The recap season four: Emily Cooper could be looking at a whole new life in Rome, swapping the City of Light for the City of Seven Hills, and also has decisions, decisions, decisions galore because she has to face pursuing a newfound romance with Marcello or reuniting with Gabriel. (I mean: Nice work if you can get it.) Meanwhile…. Uh-oh. Oops. Sorry! Wrong season four I am talking about here. I do of course mean Harris Reed’s fourth outing for the house of Nina Ricci. It’s Harris in Paris that we should be discussing.
So, another recap then: Season number four sees Reed growing into his role really rather nicely. Backstage, he acknowledged that a lot has happened personally—his 2023 marriage, more time than he ever dreamed of spending in Paris, as well as a new home in London—and professionally and that time has given him a greater affinity with the city and what it means to be designing for it and, to some degree, in its image.
“There’s still the black, the white, the bows, and the polka dots,” Reed said, “I liked the idea of not letting go where I started. Yet when it comes to doing this collection, I really think I was starting to understand who the woman was and where she was going.

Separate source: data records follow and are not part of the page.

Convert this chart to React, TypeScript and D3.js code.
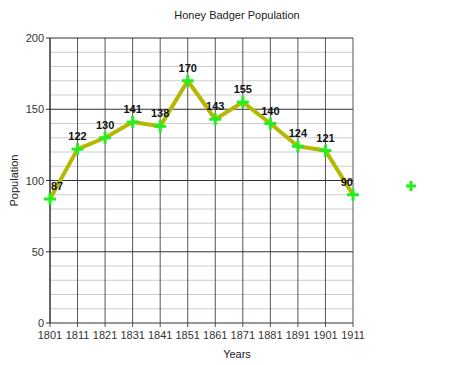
import React from "react";
import * as d3 from "d3";

const years = [1801, 1811, 1821, 1831, 1841, 1851, 1861, 1871, 1881, 1891, 1901, 1911];
const population = [87, 122, 130, 141, 138, 170, 143, 155, 140, 124, 121, 90];
const yMajorTicks = [0, 50, 100, 150, 200];
const yMinorTicks = d3.range(0, 201, 10);

const W = 474, H = 365;
const M = { left: 50, right: 121, top: 38, bottom: 42 };

export default function App() {
  const x = d3.scaleLinear().domain([1801, 1911]).range([M.left, W - M.right]);
  const y = d3.scaleLinear().domain([0, 200]).range([H - M.bottom, M.top]);
  const line = d3.line<number>().x((_, i) => x(years[i])).y((d) => y(d));
  const font = "Liberation Sans, Arial, sans-serif";
  const x0 = x.range()[0], x1 = x.range()[1];
  const y0 = y.range()[0], y1 = y.range()[1];

  const plus = (cx: number, cy: number, s: number, key: string) => (
    <g key={key} stroke="#22ee22" strokeWidth={3}>
      <line x1={cx - s} x2={cx + s} y1={cy} y2={cy} />
      <line x1={cx} x2={cx} y1={cy - s} y2={cy + s} />
    </g>
  );

  return (
    <svg width={W} height={H} style={{ position: "absolute", left: 0, top: 0 }} fontFamily={font}>
      <rect width={W} height={H} fill="#fff" />
      <text x={237} y={19} textAnchor="middle" fontSize={11} fill="#222">Honey Badger Population</text>
      {yMinorTicks.filter((t) => t % 50 !== 0).map((t) => (
        <line key={"mi" + t} x1={x0} x2={x1} y1={y(t)} y2={y(t)} stroke="#cccccc" strokeWidth={1} />
      ))}
      {years.map((yr) => (
        <line key={"v" + yr} x1={x(yr)} x2={x(yr)} y1={y1} y2={y0 + 4} stroke="#555" strokeWidth={1} />
      ))}
      {yMajorTicks.map((t) => (
        <line key={"ma" + t} x1={x0 - 4} x2={x1} y1={y(t)} y2={y(t)} stroke="#333" strokeWidth={1} />
      ))}
      <line x1={x0} x2={x0} y1={y1} y2={y0} stroke="#222" />
      {yMajorTicks.map((t) => (
        <text key={"yl" + t} x={x0 - 6} y={y(t) + 4} textAnchor="end" fontSize={11} fill="#333">{t}</text>
      ))}
      {years.map((yr) => (
        <text key={"xl" + yr} x={x(yr)} y={y0 + 16} textAnchor="middle" fontSize={11} fill="#333">{yr}</text>
      ))}
      <text x={237} y={358} textAnchor="middle" fontSize={11} fill="#222">Years</text>
      <text transform={`translate(18,${(y0 + y1) / 2}) rotate(-90)`} textAnchor="middle" fontSize={11} fill="#222">Population</text>
      <path d={line(population) || ""} fill="none" stroke="#b5b800" strokeWidth={4} strokeLinejoin="round" />
      {population.map((v, i) => plus(x(years[i]), y(v), 6, "p" + i))}
      {population.map((v, i) => {
        const cx = x(years[i]);
        let anchor: "middle" | "start" | "end" = "middle";
        let tx = cx;
        if (i === 0) { anchor = "start"; tx = cx + 1; }
        if (i === population.length - 1) { anchor = "end"; tx = cx; }
        return (
          <text key={"dl" + i} x={tx} y={y(v) - 9} textAnchor={anchor} fontSize={11} fontWeight="bold" fill="#111">{v}</text>
        );
      })}
      {plus(411, 186, 5, "legend")}
    </svg>
  );
}
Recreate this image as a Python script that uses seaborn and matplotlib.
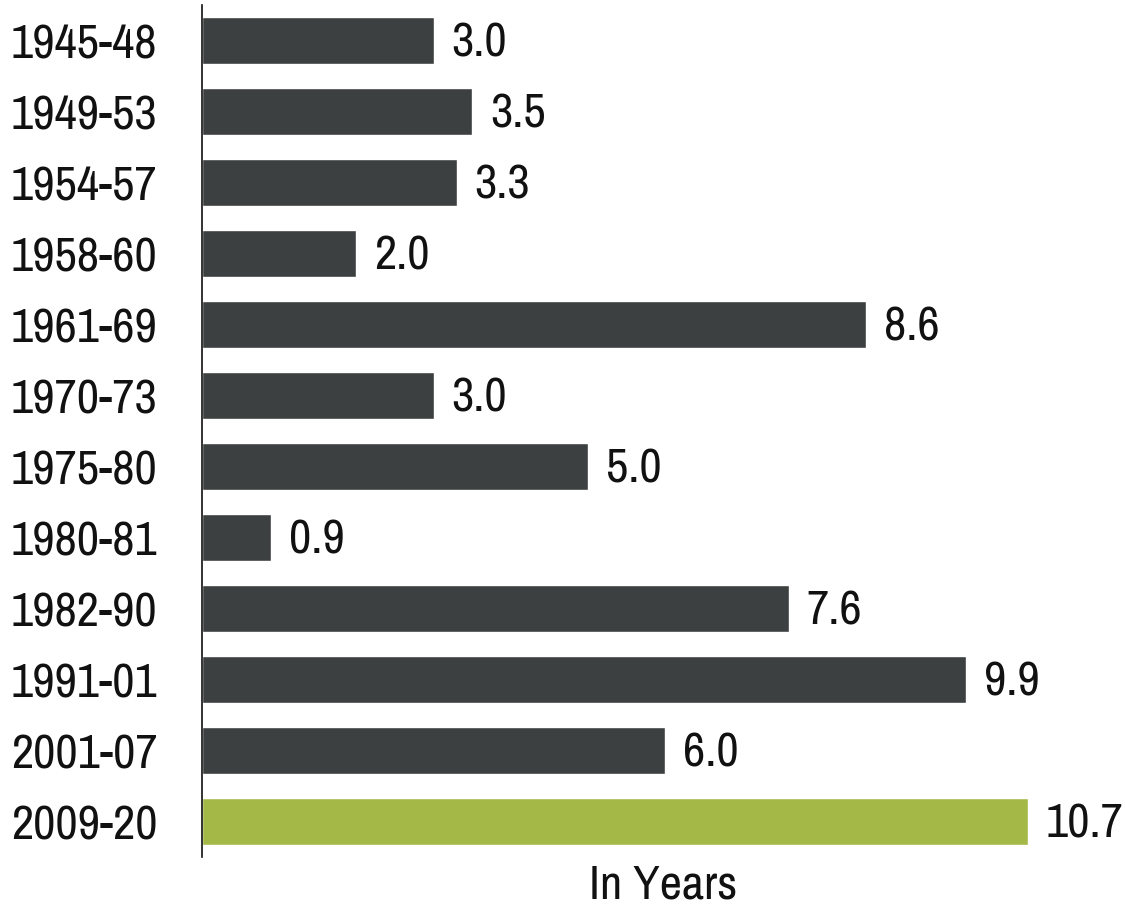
import matplotlib
matplotlib.use("Agg")
import matplotlib.pyplot as plt
import seaborn as sns
import pandas as pd

periods = ["1945-48", "1949-53", "1954-57", "1958-60", "1961-69", "1970-73",
           "1975-80", "1980-81", "1982-90", "1991-01", "2001-07", "2009-20"]
years = [3.0, 3.5, 3.3, 2.0, 8.6, 3.0, 5.0, 0.9, 7.6, 9.9, 6.0, 10.7]
bar_colors = ["#3d4040"] * 11 + ["#a3b846"]
x_label = "In Years"

sns.set_theme(style="white")
plt.rcParams['font.family'] = ['Archivo Narrow', 'Liberation Sans', 'DejaVu Sans']

df = pd.DataFrame({"period": periods, "years": years})

fig = plt.figure(figsize=(11.25, 9.07), dpi=100)
ax = fig.add_axes([202 / 1125, 1 - 857 / 907, 923 / 1125, 852 / 907])
sns.barplot(data=df, y="period", x="years", hue="period", palette=bar_colors,
            legend=False, orient="h", width=0.66, ax=ax, saturation=1)

ax.set_xlim(0, 923 / 77.2)
ax.set_ylim(11.5, -0.5)
FS = 35
for i, v in enumerate(years):
    ax.text(v + 0.23, i + 0.03, f"{v:.1f}", va="center", ha="left", fontsize=FS, color="#111111")

for s in ["top", "right", "bottom"]:
    ax.spines[s].set_visible(False)
ax.spines["left"].set_color("#111111")
ax.spines["left"].set_linewidth(1.2)
ax.set_xticks([])
ax.tick_params(axis="y", length=0, pad=32, labelsize=FS, labelcolor="#111111")
ax.set_ylabel("")
ax.set_xlabel(x_label, fontsize=FS, color="#111111", labelpad=5)

fig.savefig("out.png", dpi=100)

As someone who is between Paris and London and is always traveling, I realized it was about intention.”
What that meant collection-wise is that Reed retained his love of a statement-making suit but allowed it to sigh and soften, which was a smart move; where once were super-dramatic shoulders (now they’re simply dramatic), he brought a fresh and light fluidity, adding a back-baring cowl drape to the rear of his jackets. As for his equally statement-making exuberant evening looks, where he used his much-loved polka dots on a stretch-jersey lace, he embraced greater body diversity in sizing. (Reed remains one of the very few designers in Paris willing to have that conversation—and act upon it.)
He still loves the idea of clothes making an entrance. But perhaps as a sign of his increasing comfort with Nina Ricci, he rethought the pyrotechnics. Instead it might mean one trick—for instance, a plissé panel of organza that moved upward to veil the face or fanned out at the back from an otherwise svelte black evening dress.
To tell the story of his season four, Reed was, he said, revisiting the era of the house from around 1962 to 1965. This resulted in the snappy belted short trenches and the equally snappy safari jackets shown, in 2025 and not 1965 style, with teeny-tiny, blink-and-you’d-miss-them shorts. Yet that’s an intriguing era to be drawn to, the period when a very done formality was about to ebb away into the freewheelin’ fluidity of the late 1960s, then ’70s, and beyond. This coming spring is coincidentally offering similar choices: liberated gauzy softness or dressed to the hilt. As for Reed, he sees no reason why you can’t have both.